#### Task details
Every line from the one holding "Convert this chart to Plotly.js code." through the one holding "const xTicksA = [0, 10, 20, 30, 40];" should be returned exactly, both included; the pictures should not.

+++ Dataset records

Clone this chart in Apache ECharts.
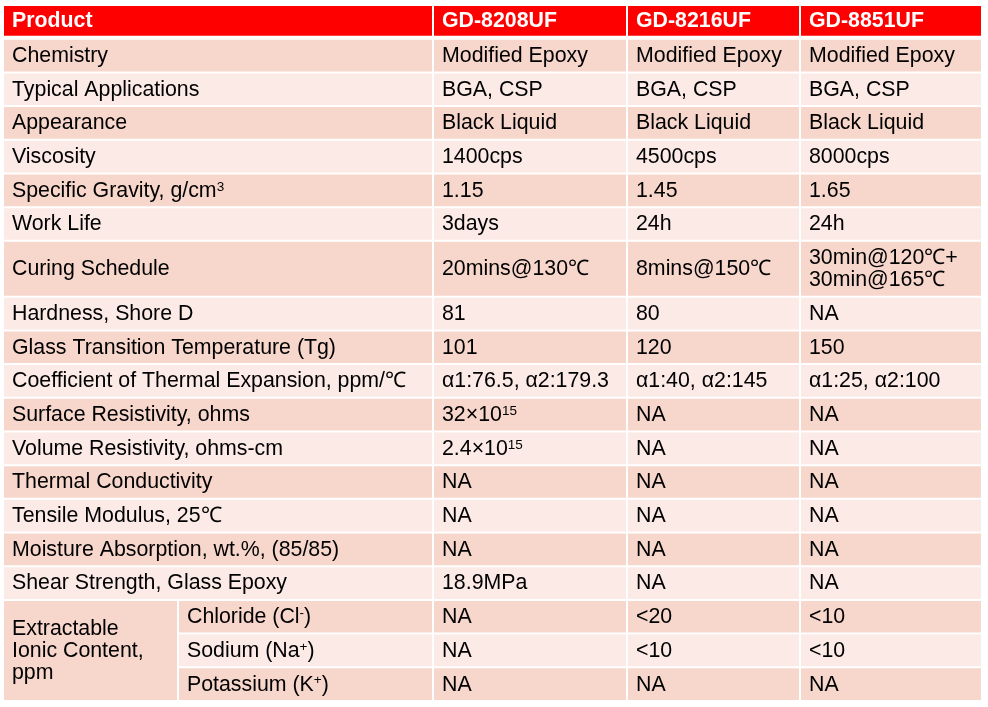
<!DOCTYPE html>
<html>
<head>
<meta charset="utf-8">
<script src="https://cdn.jsdelivr.net/npm/echarts@6/dist/echarts.min.js"></script>
<style>
html,body{margin:0;padding:0;background:#fff;}
#chart{width:988px;height:707px;}
</style>
</head>
<body>
<div id="chart"></div>
<script>
// ---------- data ----------
const headers = ['Product', 'GD-8208UF', 'GD-8216UF', 'GD-8851UF'];
const properties = [
  'Chemistry',
  'Typical Applications',
  'Appearance',
  'Viscosity',
  'Specific Gravity, g/cm{sup|3}',
  'Work Life',
  'Curing Schedule',
  'Hardness, Shore D',
  'Glass Transition Temperature (Tg)',
  'Coefficient of Thermal Expansion, ppm/℃',
  'Surface Resistivity, ohms',
  'Volume Resistivity, ohms-cm',
  'Thermal Conductivity',
  'Tensile Modulus, 25℃',
  'Moisture Absorption, wt.%, (85/85)',
  'Shear Strength, Glass Epoxy'
];
const ionicGroup = 'Extractable\nIonic Content,\nppm';
const ionicItems = ['Chloride (Cl{sup|-})', 'Sodium (Na{sup|+})', 'Potassium (K{sup|+})'];
const gd8208 = ['Modified Epoxy', 'BGA, CSP', 'Black Liquid', '1400cps', '1.15', '3days',
  '20mins@130℃', '81', '101', 'α1:76.5, α2:179.3', '32×10{sup|15}', '2.4×10{sup|15}',
  'NA', 'NA', 'NA', '18.9MPa', 'NA', 'NA', 'NA'];
const gd8216 = ['Modified Epoxy', 'BGA, CSP', 'Black Liquid', '4500cps', '1.45', '24h',
  '8mins@150℃', '80', '120', 'α1:40, α2:145', 'NA', 'NA',
  'NA', 'NA', 'NA', 'NA', '<20', '<10', 'NA'];
const gd8851 = ['Modified Epoxy', 'BGA, CSP', 'Black Liquid', '8000cps', '1.65', '24h',
  '30min@120℃+\n30min@165℃', 'NA', '150', 'α1:25, α2:100', 'NA', 'NA',
  'NA', 'NA', 'NA', 'NA', '<10', '<10', 'NA'];

// ---------- layout ----------
const colEdges = [0, 430, 624, 797, 979];   // table column boundaries (x axis units)
const subColEdge = 175;                       // split of first column for ionic rows
const rowUnits = [1, 1, 1, 1, 1, 1, 1.66, 1, 1, 1, 1, 1, 1, 1, 1, 1, 1, 1, 1]; // body rows
const headerUnits = 1;
const COLORS = { header: '#FF0000', dark: '#F7D6CC', light: '#FBEAE6' };

// ---------- build cells ----------
const rowStart = [];
let acc = headerUnits;
rowUnits.forEach(u => { rowStart.push(acc); acc += u; });
const totalUnits = acc;

const cells = [];
function addCell(x0, x1, y0, y1, text, kind) {
  cells.push({ value: [x0, x1, y0, y1], text: text, kind: kind });
}
// header
headers.forEach((h, c) => addCell(colEdges[c], colEdges[c + 1], 0, headerUnits, h, 'header'));
// body
const valueCols = [gd8208, gd8216, gd8851];
const nProps = properties.length;
for (let r = 0; r < rowUnits.length; r++) {
  const band = r % 2 === 0 ? 'dark' : 'light';
  const y0 = rowStart[r], y1 = rowStart[r] + rowUnits[r];
  if (r < nProps) {
    addCell(colEdges[0], colEdges[1], y0, y1, properties[r], band);
  } else {
    addCell(subColEdge, colEdges[1], y0, y1, ionicItems[r - nProps], band);
  }
  valueCols.forEach((col, c) => addCell(colEdges[c + 1], colEdges[c + 2], y0, y1, col[r], band));
}
// merged ionic group cell
addCell(colEdges[0], subColEdge, rowStart[nProps], totalUnits, ionicGroup, 'dark');

const chart = echarts.init(document.getElementById('chart'), null, { renderer: 'canvas' });

const FONT = "'Liberation Sans', Arial, sans-serif";

chart.setOption({
  animation: false,
  grid: { left: 3, top: 6, width: 979, height: 696 },
  xAxis: { type: 'value', min: 0, max: colEdges[colEdges.length - 1], show: false },
  yAxis: { type: 'value', min: 0, max: totalUnits, inverse: true, show: false },
  series: [{
    type: 'custom',
    coordinateSystem: 'cartesian2d',
    encode: { x: [0, 1], y: [2, 3] },
    data: cells.map(c => c.value),
    renderItem: function (params, api) {
      const cell = cells[params.dataIndex];
      const p0 = api.coord([api.value(0), api.value(2)]);
      const p1 = api.coord([api.value(1), api.value(3)]);
      const isHeader = cell.kind === 'header';
      const left = p0[0] + 1, right = p1[0] - 1;
      const top = p0[1], bottom = p1[1] - (isHeader ? 4 : 2);
      const color = COLORS[cell.kind];
      return {
        type: 'group',
        children: [
          { type: 'rect', shape: { x: left, y: top, width: right - left, height: bottom - top },
            style: { fill: color } },
          { type: 'text',
            style: {
              x: left + 8, y: (top + bottom) / 2 + 0.5,
              text: cell.text,
              fill: isHeader ? '#FFFFFF' : '#000000',
              fontFamily: FONT, fontSize: 21.33, fontWeight: isHeader ? 'bold' : 'normal',
              align: 'left', verticalAlign: 'middle', lineHeight: 22,
              rich: {
                sup: { fontSize: 13.5, fontFamily: FONT, lineHeight: 15, verticalAlign: 'top',
                       fill: isHeader ? '#FFFFFF' : '#000000' }
              }
            }
          }
        ]
      };
    }
  }]
});
</script>
</body>
</html>
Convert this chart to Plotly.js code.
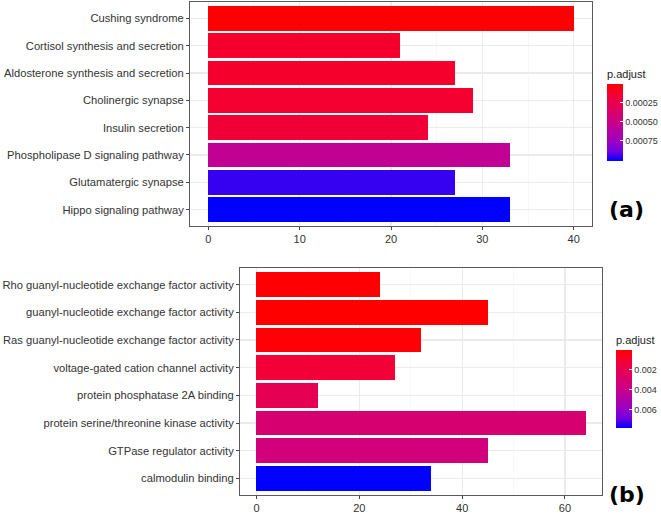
<!DOCTYPE html>
<html>
<head>
<meta charset="utf-8">
<script src="https://cdn.plot.ly/plotly-3.0.1.min.js"></script>
<style>html,body{margin:0;padding:0;background:#fff;}#chart{width:661px;height:514px;}</style>
</head>
<body>
<div id="chart"></div>
<script>
// Panel (a): KEGG pathways
const termsA = ["Cushing syndrome","Cortisol synthesis and secretion","Aldosterone synthesis and secretion","Cholinergic synapse","Insulin secretion","Phospholipase D signaling pathway","Glutamatergic synapse","Hippo signaling pathway"];
const countsA = [40, 21, 27, 29, 24, 33, 27, 33];
const padjA = [0.000002, 0.00012, 0.00012, 0.00013, 0.00016, 0.00056, 0.00096, 0.00102];
const ticksA = [0.00025, 0.00050, 0.00075];
const tickTextA = ["0.00025", "0.00050", "0.00075"];
const xTicksA = [0, 10, 20, 30, 40];

// Panel (b): GO molecular function
const termsB = ["Rho guanyl-nucleotide exchange factor activity","guanyl-nucleotide exchange factor activity","Ras guanyl-nucleotide exchange factor activity","voltage-gated cation channel activity","protein phosphatase 2A binding","protein serine/threonine kinase activity","GTPase regulator activity","calmodulin binding"];
const countsB = [24, 45, 32, 27, 12, 64, 45, 34];
const padjB = [0.00008, 0.00003, 0.00015, 0.0012, 0.0021, 0.0031, 0.0034, 0.0078];
const ticksB = [0.002, 0.004, 0.006];
const tickTextB = ["0.002", "0.004", "0.006"];
const xTicksB = [0, 20, 40, 60];

// red (low) -> blue (high), Lab-like interpolation; colour values negated so low sits on top
const scale = [[0,'#0000FF'],[0.125,'#7300E0'],[0.25,'#9A00C3'],[0.5,'#CA0089'],[0.75,'#E8004F'],[0.875,'#F40031'],[1,'#FF0000']];
const neg = a => a.map(v => -v);
const txt = '#333333';
const font = "'Liberation Sans', Arial, sans-serif";

function cbar(x, yc, len, tv, tt) {
  return {
    x: x, xanchor: 'left', y: yc, yanchor: 'middle',
    lenmode: 'pixels', len: len, thickness: 16, xpad: 0, ypad: 0,
    outlinewidth: 0, ticks: 'inside', ticklen: 3, tickcolor: '#ffffff', tickwidth: 1,
    tickvals: neg(tv), ticktext: tt, tickfont: {family: font, size: 9, color: txt},
    title: {text: 'p.adjust', side: 'top', font: {family: font, size: 11, color: '#222'}}
  };
}

const traceA = {
  type: 'bar', orientation: 'h', x: countsA, y: termsA, width: 0.9,
  xaxis: 'x', yaxis: 'y',
  marker: {color: neg(padjA), colorscale: scale, cmin: -Math.max(...padjA), cmax: -Math.min(...padjA),
    showscale: true, colorbar: cbar(607/661, 1 - 114/514, 94, ticksA, tickTextA), line: {width: 0}},
  hoverinfo: 'x+y'
};
const traceB = {
  type: 'bar', orientation: 'h', x: countsB, y: termsB, width: 0.9,
  xaxis: 'x2', yaxis: 'y2',
  marker: {color: neg(padjB), colorscale: scale, cmin: -Math.max(...padjB), cmax: -Math.min(...padjB),
    showscale: true, colorbar: cbar(616/661, 1 - 380.5/514, 95, ticksB, tickTextB), line: {width: 0}},
  hoverinfo: 'x+y'
};

function xax(domain, range, tv, minorD, anchor) {
  return {
    domain: domain, range: range, anchor: anchor, tickvals: tv, ticktext: tv.map(String),
    showgrid: true, gridcolor: '#EBEBEB', gridwidth: 1.1,
    minor: {showgrid: true, gridcolor: '#F3F3F3', gridwidth: 0.6, tickvals: minorD},
    zeroline: false, showline: true, mirror: true, linecolor: '#5A5A5A', linewidth: 1,
    ticks: 'outside', ticklen: 3, tickcolor: '#444', tickwidth: 1,
    tickfont: {family: font, size: 11, color: txt}, fixedrange: true
  };
}
function yax(domain, cats, anchor) {
  return {
    domain: domain, anchor: anchor, type: 'category', categoryarray: cats.slice().reverse(),
    range: [-0.6, cats.length - 0.4],
    showgrid: true, gridcolor: '#EBEBEB', gridwidth: 1.1, zeroline: false,
    showline: true, mirror: true, linecolor: '#5A5A5A', linewidth: 1,
    ticks: 'outside', ticklen: 3, tickcolor: '#444', tickwidth: 1,
    tickfont: {family: font, size: 11.2, color: txt}, fixedrange: true
  };
}

const layout = {
  width: 661, height: 514, margin: {l: 0, r: 0, t: 0, b: 0},
  paper_bgcolor: '#fff', plot_bgcolor: '#fff', showlegend: false, bargap: 0,
  xaxis: xax([190/661, 592/661], [-2, 42], xTicksA, [5, 15, 25, 35], 'y'),
  yaxis: yax([1 - 226/514, 1 - 2/514], termsA, 'x'),
  xaxis2: xax([240/661, 602/661], [-3.2, 67.2], xTicksB, [10, 30, 50], 'y2'),
  yaxis2: yax([1 - 495/514, 1 - 268/514], termsB, 'x2'),
  annotations: [
    {text: '<b>(a)</b>', xref: 'paper', yref: 'paper', x: 626.5/661, y: 1 - 209/514, xanchor: 'center', yanchor: 'middle', showarrow: false,
     font: {family: "'DejaVu Sans', sans-serif", size: 22, color: '#000'}},
    {text: '<b>(b)</b>', xref: 'paper', yref: 'paper', x: 626.5/661, y: 1 - 494/514, xanchor: 'center', yanchor: 'middle', showarrow: false,
     font: {family: "'DejaVu Sans', sans-serif", size: 22, color: '#000'}}
  ]
};

Plotly.newPlot('chart', [traceA, traceB], layout, {displayModeBar: false, staticPlot: true});
</script>
</body>
</html>
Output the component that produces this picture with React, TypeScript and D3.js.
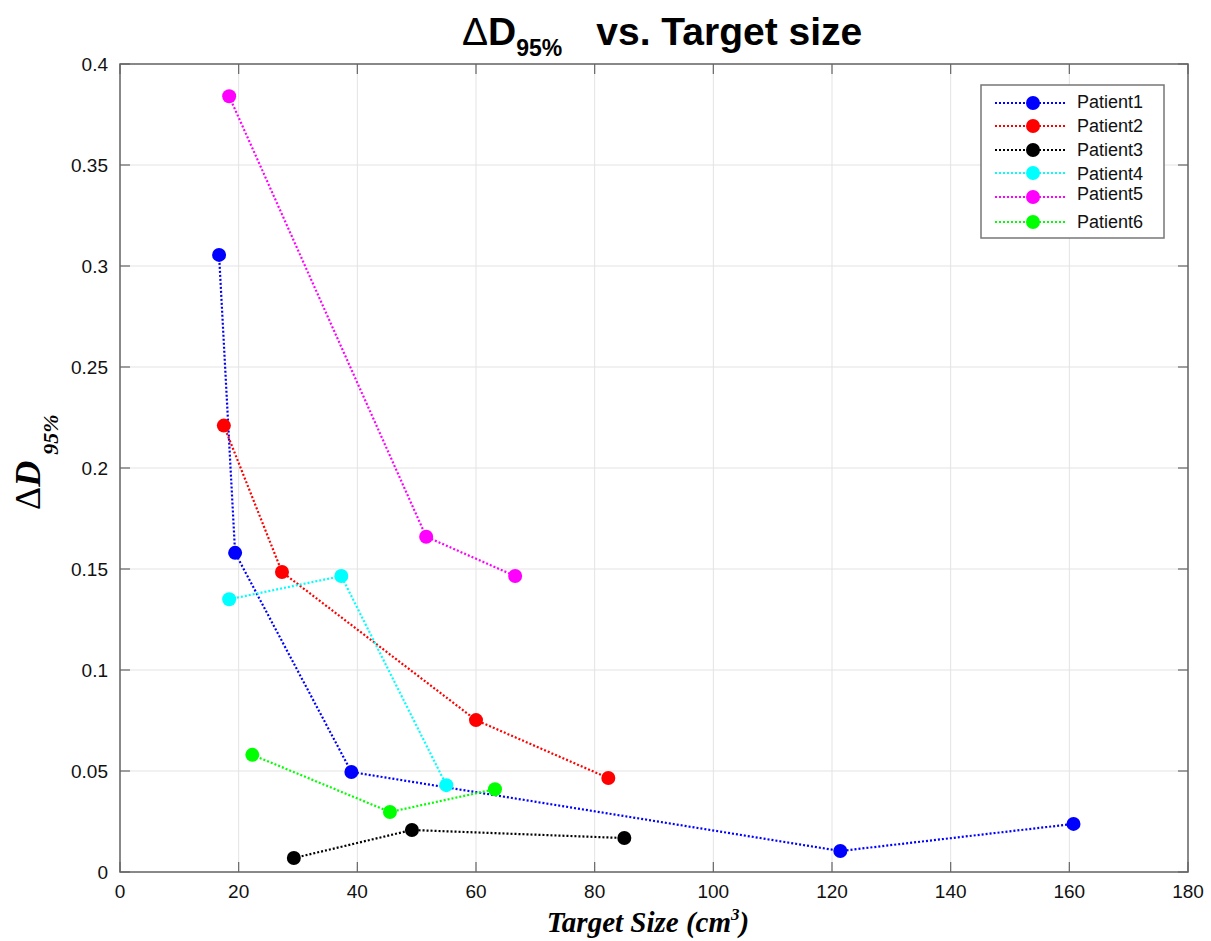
import React from "react";
import * as d3 from "d3";

const patients = ["Patient1", "Patient2", "Patient3", "Patient4", "Patient5", "Patient6"];
const colors = ["#0000ff", "#ff0000", "#000000", "#00ffff", "#ff00ff", "#00ff00"];
const p1x = [16.7, 19.4, 39.0, 121.4, 160.7];
const p1y = [0.3055, 0.158, 0.0495, 0.0104, 0.0238];
const p2x = [17.5, 27.3, 60.0, 82.3];
const p2y = [0.221, 0.1485, 0.0752, 0.0465];
const p3x = [29.3, 49.2, 85.0];
const p3y = [0.0069, 0.0208, 0.0168];
const p4x = [18.4, 37.3, 55.0];
const p4y = [0.135, 0.1465, 0.043];
const p5x = [18.4, 51.6, 66.6];
const p5y = [0.384, 0.166, 0.1465];
const p6x = [22.3, 45.5, 63.2];
const p6y = [0.058, 0.0297, 0.041];
const xTicks = [0, 20, 40, 60, 80, 100, 120, 140, 160, 180];
const yTicks = [0, 0.05, 0.1, 0.15, 0.2, 0.25, 0.3, 0.35, 0.4];

const seriesX = [p1x, p2x, p3x, p4x, p5x, p6x];
const seriesY = [p1y, p2y, p3y, p4y, p5y, p6y];

export default function App() {
  const W = 1211, H = 941;
  const L = 120, R = 1188, T = 64, B = 872;
  const x = d3.scaleLinear().domain([0, 180]).range([L, R]);
  const y = d3.scaleLinear().domain([0, 0.4]).range([B, T]);
  const line = d3.line<[number, number]>().x(d => x(d[0])).y(d => y(d[1]));
  const axisColor = "#666";
  const font = "Arial, 'Liberation Sans', sans-serif";
  const serif = "'Times New Roman', 'Liberation Serif', serif";

  const legX = 981, legY = 85, legW = 183, legH = 153;
  const legRows = [103, 126, 150, 173, 197, 222];
  const legTextY = [102, 126, 150, 174, 194, 222];

  return (
    <svg width={W} height={H} style={{ position: "absolute", left: 0, top: 0, background: "#fff" }}>
      <rect x={0} y={0} width={W} height={H} fill="#fff" />
      {xTicks.map(t => (
        <line key={"gx" + t} x1={x(t)} x2={x(t)} y1={T} y2={B} stroke="#e3e3e3" strokeWidth={1} />
      ))}
      {yTicks.map(t => (
        <line key={"gy" + t} x1={L} x2={R} y1={y(t)} y2={y(t)} stroke="#e3e3e3" strokeWidth={1} />
      ))}
      {xTicks.map(t => (
        <g key={"tx" + t}>
          <line x1={x(t)} x2={x(t)} y1={B} y2={B - 10} stroke={axisColor} strokeWidth={1.2} />
          <line x1={x(t)} x2={x(t)} y1={T} y2={T + 10} stroke={axisColor} strokeWidth={1.2} />
          <text x={x(t)} y={898} textAnchor="middle" fontFamily={font} fontSize={19} fill="#111">{t}</text>
        </g>
      ))}
      {yTicks.map(t => (
        <g key={"ty" + t}>
          <line x1={L} x2={L + 10} y1={y(t)} y2={y(t)} stroke={axisColor} strokeWidth={1.2} />
          <line x1={R} x2={R - 10} y1={y(t)} y2={y(t)} stroke={axisColor} strokeWidth={1.2} />
          <text x={108} y={y(t) + 7} textAnchor="end" fontFamily={font} fontSize={19} fill="#111">{String(t)}</text>
        </g>
      ))}
      <rect x={L} y={T} width={R - L} height={B - T} fill="none" stroke={axisColor} strokeWidth={1.5} />
      {patients.map((p, i) => {
        const pts: [number, number][] = seriesX[i].map((v, j) => [v, seriesY[i][j]]);
        return (
          <g key={p}>
            <path d={line(pts) || ""} fill="none" stroke={colors[i]} strokeWidth={2.2} strokeDasharray="2,2" />
            {pts.map((d, j) => (
              <circle key={j} cx={x(d[0])} cy={y(d[1])} r={7} fill={colors[i]} />
            ))}
          </g>
        );
      })}
      <rect x={legX} y={legY} width={legW} height={legH} fill="#fff" stroke="#777" strokeWidth={1.5} />
      {patients.map((p, i) => (
        <g key={"leg" + p}>
          <line x1={995} x2={1067} y1={legRows[i]} y2={legRows[i]} stroke={colors[i]} strokeWidth={2.2} strokeDasharray="2,2" />
          <circle cx={1033} cy={legRows[i]} r={7} fill={colors[i]} />
          <text x={1077} y={legTextY[i] + 6} fontFamily={font} fontSize={18} fill="#111">{p}</text>
        </g>
      ))}
      <text x={462} y={45} fontFamily={font} fontSize={39} fontWeight="bold" fill="#000">
        <tspan fontWeight="normal">Δ</tspan>
        <tspan>D</tspan>
        <tspan fontSize={23} dy={11}>95%</tspan>
        <tspan dy={-11} dx={34}>vs. Target size</tspan>
      </text>
      <text transform="translate(40,510) rotate(-90)" fontFamily={serif} fontSize={36} fontWeight="bold" fontStyle="italic" fill="#000">
        <tspan fontStyle="normal" fontWeight="normal">Δ</tspan>
        <tspan>D</tspan>
        <tspan fontSize={22} dy={18} dx={6}>95%</tspan>
      </text>
      <text x={648} y={932} textAnchor="middle" fontFamily={serif} fontSize={29} fontWeight="bold" fontStyle="italic" fill="#000">
        Target Size (cm<tspan fontSize={17} dy={-12}>3</tspan><tspan dy={12}>)</tspan>
      </text>
    </svg>
  );
}
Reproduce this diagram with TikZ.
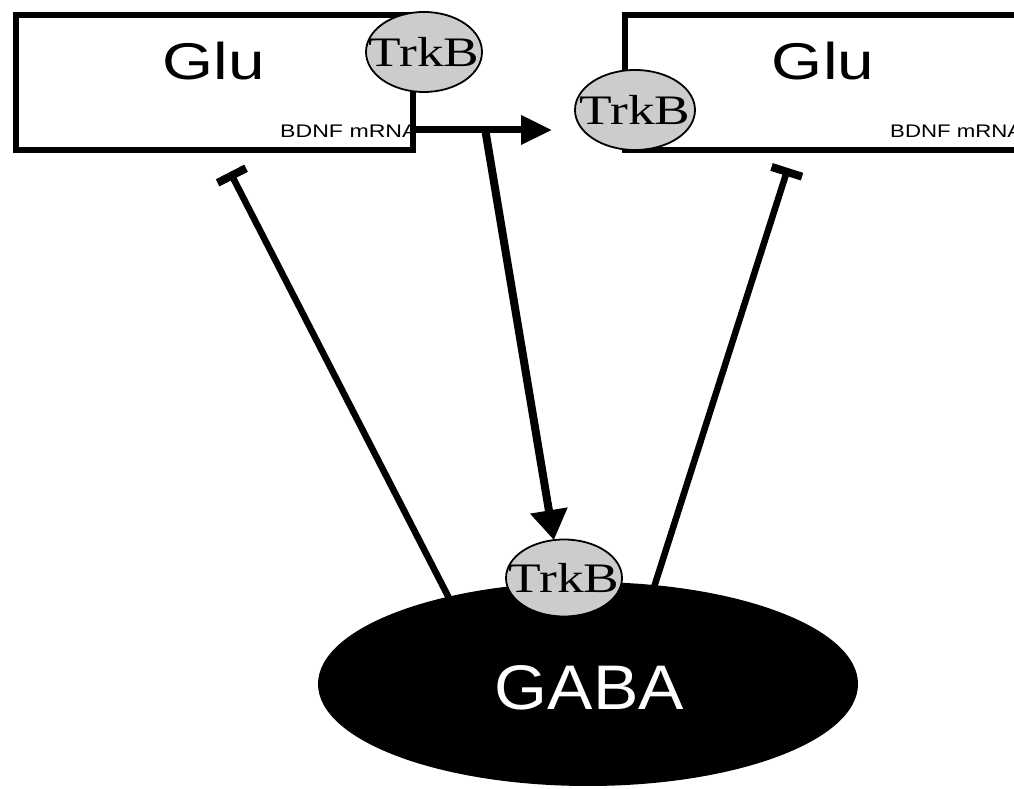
\documentclass[tikz,border=0pt]{standalone}
\usepackage{fontspec}
\newfontfamily\sansrm{Liberation Sans}
\newfontfamily\serifrm{Liberation Serif}
\usetikzlibrary{shapes.geometric,arrows.meta,calc}
\pgfdeclarelayer{back}
\pgfsetlayers{back,main}

\tikzset{
  cell/.style={draw, line width=6pt, inner sep=0pt, outer sep=0pt, minimum height=135pt},
  receptor/.style={ellipse, draw, line width=1.8pt, fill=black!20, inner sep=0pt, outer sep=0pt,
    label={[font=\serifrm\fontsize{42}{42}\selectfont, inner sep=0pt]center:\scalebox{1.27}[1]{TrkB}}},
  celllabel/.style={font=\sansrm\fontsize{51.7}{52}\selectfont, anchor=base, inner sep=0pt},
  mrna/.style={font=\sansrm\fontsize{18.2}{18}\selectfont, anchor=base west, inner sep=0pt},
  excite/.style={line width=7pt, -{Triangle[length=31pt,width=28pt]}},
  inhibit/.style={line width=6.5pt, -{Bar[width=32pt,line width=8pt]}},
}

\begin{document}
\begin{tikzpicture}[x=1pt,y=1pt]
\useasboundingbox (0,0) rectangle (1014,789);
\begin{pgfonlayer}{back}
  \fill[white] (0,0) rectangle (1014,789);
\end{pgfonlayer}

% mRNA labels, tucked under the cell outlines
\begin{scope}
  \clip (16,639) rectangle (413,774);
  \node[mrna] (mrnaL) at (280,651) {\scalebox{1.27}[1]{BDNF mRNA}};
\end{scope}
\node[mrna] (mrnaR) at (890,651) {\scalebox{1.22}[1]{BDNF mRNA}};

% glutamatergic cells
\node[cell, minimum width=397pt] (gluL) at (214.5,706.5) {};
\node[cell, minimum width=415pt] (gluR) at (832.5,706.5) {};
\node[celllabel] (gluLt) at (214,709) {\scalebox{1.27}[1]{Glu}};
\node[celllabel] (gluRt) at (823,709) {\scalebox{1.27}[1]{Glu}};

% TrkB receptors on the glutamatergic cells
\node[receptor, minimum width=116pt, minimum height=80pt] (trkbL) at (424,737) {};
\node[receptor, minimum width=120pt, minimum height=80pt] (trkbR) at (635,679) {};

% GABAergic cell and its receptor
\node[ellipse, fill=black, minimum width=540pt, minimum height=204pt, inner sep=0pt, outer sep=0pt] (gaba) at (588,105) {};
\node[receptor, minimum width=116pt, minimum height=77pt] (trkbG) at (564,211) {};
\node[font=\sansrm\fontsize{63}{63}\selectfont, text=white, anchor=base, inner sep=0pt] (gabat) at (589.5,79) {\scalebox{1.08}[1]{GABA}};

% BDNF release towards the neighbouring cell and the interneuron
\coordinate (rel) at ($(gluL.south east)+(0,20)$);
\coordinate (relTip) at (552,659);
\coordinate (fork) at ($(rel)!0.52!(relTip)$);
\draw[excite] (rel) -- (relTip);
\draw[line width=8pt, -{Triangle[length=30pt,width=36pt]}] (fork) -- (trkbG.105);

% inhibition of the glutamatergic cells
\coordinate (barL) at (230,617);
\coordinate (barR) at (788,621);
\begin{pgfonlayer}{back}
  \draw[inhibit, shorten <=-8pt] (gaba.148) -- (barL);
  \draw[inhibit, shorten <=-8pt] (gaba.56) -- (barR);
\end{pgfonlayer}
\end{tikzpicture}
\end{document}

++++++

#### Full solution
Convert this chart to Plotly.js code.
<!DOCTYPE html>
<html>
<head>
<meta charset="utf-8">
<script src="https://cdn.plot.ly/plotly-3.0.1.min.js"></script>
<style>html,body{margin:0;padding:0;background:#fff;}#chart{width:661px;height:514px;}</style>
</head>
<body>
<div id="chart"></div>
<script>
// Panel (a): KEGG pathways
const termsA = ["Cushing syndrome","Cortisol synthesis and secretion","Aldosterone synthesis and secretion","Cholinergic synapse","Insulin secretion","Phospholipase D signaling pathway","Glutamatergic synapse","Hippo signaling pathway"];
const countsA = [40, 21, 27, 29, 24, 33, 27, 33];
const padjA = [0.000002, 0.00012, 0.00012, 0.00013, 0.00016, 0.00056, 0.00096, 0.00102];
const ticksA = [0.00025, 0.00050, 0.00075];
const tickTextA = ["0.00025", "0.00050", "0.00075"];
const xTicksA = [0, 10, 20, 30, 40];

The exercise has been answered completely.